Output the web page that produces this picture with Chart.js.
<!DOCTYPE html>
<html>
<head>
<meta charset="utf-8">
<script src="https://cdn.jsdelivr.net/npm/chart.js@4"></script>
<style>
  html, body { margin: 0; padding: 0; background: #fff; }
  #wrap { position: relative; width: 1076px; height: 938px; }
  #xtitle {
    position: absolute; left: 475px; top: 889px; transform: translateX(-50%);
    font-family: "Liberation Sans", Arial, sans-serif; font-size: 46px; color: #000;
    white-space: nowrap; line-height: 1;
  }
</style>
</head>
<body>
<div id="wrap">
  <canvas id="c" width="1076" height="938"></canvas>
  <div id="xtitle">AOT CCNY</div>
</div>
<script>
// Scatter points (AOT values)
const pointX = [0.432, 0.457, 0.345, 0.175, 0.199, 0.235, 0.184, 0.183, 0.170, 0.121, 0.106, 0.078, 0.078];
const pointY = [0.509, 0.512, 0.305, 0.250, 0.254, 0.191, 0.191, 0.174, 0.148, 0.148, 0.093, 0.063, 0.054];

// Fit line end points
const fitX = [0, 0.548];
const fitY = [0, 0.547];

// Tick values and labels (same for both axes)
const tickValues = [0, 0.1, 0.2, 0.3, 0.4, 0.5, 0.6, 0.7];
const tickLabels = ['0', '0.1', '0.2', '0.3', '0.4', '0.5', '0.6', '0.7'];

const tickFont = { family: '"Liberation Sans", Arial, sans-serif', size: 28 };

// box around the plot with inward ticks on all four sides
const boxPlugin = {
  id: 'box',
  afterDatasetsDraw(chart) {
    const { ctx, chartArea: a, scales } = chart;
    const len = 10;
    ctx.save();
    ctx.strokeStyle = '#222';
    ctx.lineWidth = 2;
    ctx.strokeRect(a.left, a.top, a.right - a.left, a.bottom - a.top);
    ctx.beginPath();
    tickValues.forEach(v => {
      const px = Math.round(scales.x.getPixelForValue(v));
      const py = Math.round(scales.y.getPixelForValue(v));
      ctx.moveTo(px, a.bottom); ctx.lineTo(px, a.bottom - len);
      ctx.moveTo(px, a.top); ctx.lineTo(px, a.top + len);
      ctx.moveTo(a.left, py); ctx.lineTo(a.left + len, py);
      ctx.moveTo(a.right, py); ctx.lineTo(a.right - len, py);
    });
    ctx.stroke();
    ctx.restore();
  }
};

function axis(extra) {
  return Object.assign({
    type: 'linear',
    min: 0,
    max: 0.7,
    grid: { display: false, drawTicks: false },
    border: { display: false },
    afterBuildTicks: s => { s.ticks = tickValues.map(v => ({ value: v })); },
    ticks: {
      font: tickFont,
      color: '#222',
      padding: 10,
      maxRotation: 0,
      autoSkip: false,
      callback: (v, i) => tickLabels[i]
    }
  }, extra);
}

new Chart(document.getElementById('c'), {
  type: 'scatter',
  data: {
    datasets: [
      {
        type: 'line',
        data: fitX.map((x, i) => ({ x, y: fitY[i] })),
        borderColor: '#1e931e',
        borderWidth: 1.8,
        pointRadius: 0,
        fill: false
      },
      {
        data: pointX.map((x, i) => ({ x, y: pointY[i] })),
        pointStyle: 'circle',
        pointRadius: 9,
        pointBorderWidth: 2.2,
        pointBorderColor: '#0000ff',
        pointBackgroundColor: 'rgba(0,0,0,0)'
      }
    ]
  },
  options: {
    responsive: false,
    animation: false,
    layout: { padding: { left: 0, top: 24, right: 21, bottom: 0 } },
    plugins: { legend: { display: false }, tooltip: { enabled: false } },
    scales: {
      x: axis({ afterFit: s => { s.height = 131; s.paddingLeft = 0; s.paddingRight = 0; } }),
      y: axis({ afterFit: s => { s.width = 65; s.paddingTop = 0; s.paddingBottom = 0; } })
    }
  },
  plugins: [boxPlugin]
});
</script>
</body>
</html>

## Stated task
Copy every line of the material, please, keeping it exactly the same.

## In response
Output the web page that produces this picture with Chart.js.
<!DOCTYPE html>
<html>
<head>
<meta charset="utf-8">
<script src="https://cdn.jsdelivr.net/npm/chart.js@4"></script>
<style>
  html, body { margin: 0; padding: 0; background: #fff; }
  #wrap { position: relative; width: 1076px; height: 938px; }
  #xtitle {
    position: absolute; left: 475px; top: 889px; transform: translateX(-50%);
    font-family: "Liberation Sans", Arial, sans-serif; font-size: 46px; color: #000;
    white-space: nowrap; line-height: 1;
  }
</style>
</head>
<body>
<div id="wrap">
  <canvas id="c" width="1076" height="938"></canvas>
  <div id="xtitle">AOT CCNY</div>
</div>
<script>
// Scatter points (AOT values)
const pointX = [0.432, 0.457, 0.345, 0.175, 0.199, 0.235, 0.184, 0.183, 0.170, 0.121, 0.106, 0.078, 0.078];
const pointY = [0.509, 0.512, 0.305, 0.250, 0.254, 0.191, 0.191, 0.174, 0.148, 0.148, 0.093, 0.063, 0.054];

// Fit line end points
const fitX = [0, 0.548];
const fitY = [0, 0.547];

// Tick values and labels (same for both axes)
const tickValues = [0, 0.1, 0.2, 0.3, 0.4, 0.5, 0.6, 0.7];
const tickLabels = ['0', '0.1', '0.2', '0.3', '0.4', '0.5', '0.6', '0.7'];

const tickFont = { family: '"Liberation Sans", Arial, sans-serif', size: 28 };

// box around the plot with inward ticks on all four sides
const boxPlugin = {
  id: 'box',
  afterDatasetsDraw(chart) {
    const { ctx, chartArea: a, scales } = chart;
    const len = 10;
    ctx.save();
    ctx.strokeStyle = '#222';
    ctx.lineWidth = 2;
    ctx.strokeRect(a.left, a.top, a.right - a.left, a.bottom - a.top);
    ctx.beginPath();
    tickValues.forEach(v => {
      const px = Math.round(scales.x.getPixelForValue(v));
      const py = Math.round(scales.y.getPixelForValue(v));
      ctx.moveTo(px, a.bottom); ctx.lineTo(px, a.bottom - len);
      ctx.moveTo(px, a.top); ctx.lineTo(px, a.top + len);
      ctx.moveTo(a.left, py); ctx.lineTo(a.left + len, py);
      ctx.moveTo(a.right, py); ctx.lineTo(a.right - len, py);
    });
    ctx.stroke();
    ctx.restore();
  }
};

function axis(extra) {
  return Object.assign({
    type: 'linear',
    min: 0,
    max: 0.7,
    grid: { display: false, drawTicks: false },
    border: { display: false },
    afterBuildTicks: s => { s.ticks = tickValues.map(v => ({ value: v })); },
    ticks: {
      font: tickFont,
      color: '#222',
      padding: 10,
      maxRotation: 0,
      autoSkip: false,
      callback: (v, i) => tickLabels[i]
    }
  }, extra);
}

new Chart(document.getElementById('c'), {
  type: 'scatter',
  data: {
    datasets: [
      {
        type: 'line',
        data: fitX.map((x, i) => ({ x, y: fitY[i] })),
        borderColor: '#1e931e',
        borderWidth: 1.8,
        pointRadius: 0,
        fill: false
      },
      {
        data: pointX.map((x, i) => ({ x, y: pointY[i] })),
        pointStyle: 'circle',
        pointRadius: 9,
        pointBorderWidth: 2.2,
        pointBorderColor: '#0000ff',
        pointBackgroundColor: 'rgba(0,0,0,0)'
      }
    ]
  },
  options: {
    responsive: false,
    animation: false,
    layout: { padding: { left: 0, top: 24, right: 21, bottom: 0 } },
    plugins: { legend: { display: false }, tooltip: { enabled: false } },
    scales: {
      x: axis({ afterFit: s => { s.height = 131; s.paddingLeft = 0; s.paddingRight = 0; } }),
      y: axis({ afterFit: s => { s.width = 65; s.paddingTop = 0; s.paddingBottom = 0; } })
    }
  },
  plugins: [boxPlugin]
});
</script>
</body>
</html>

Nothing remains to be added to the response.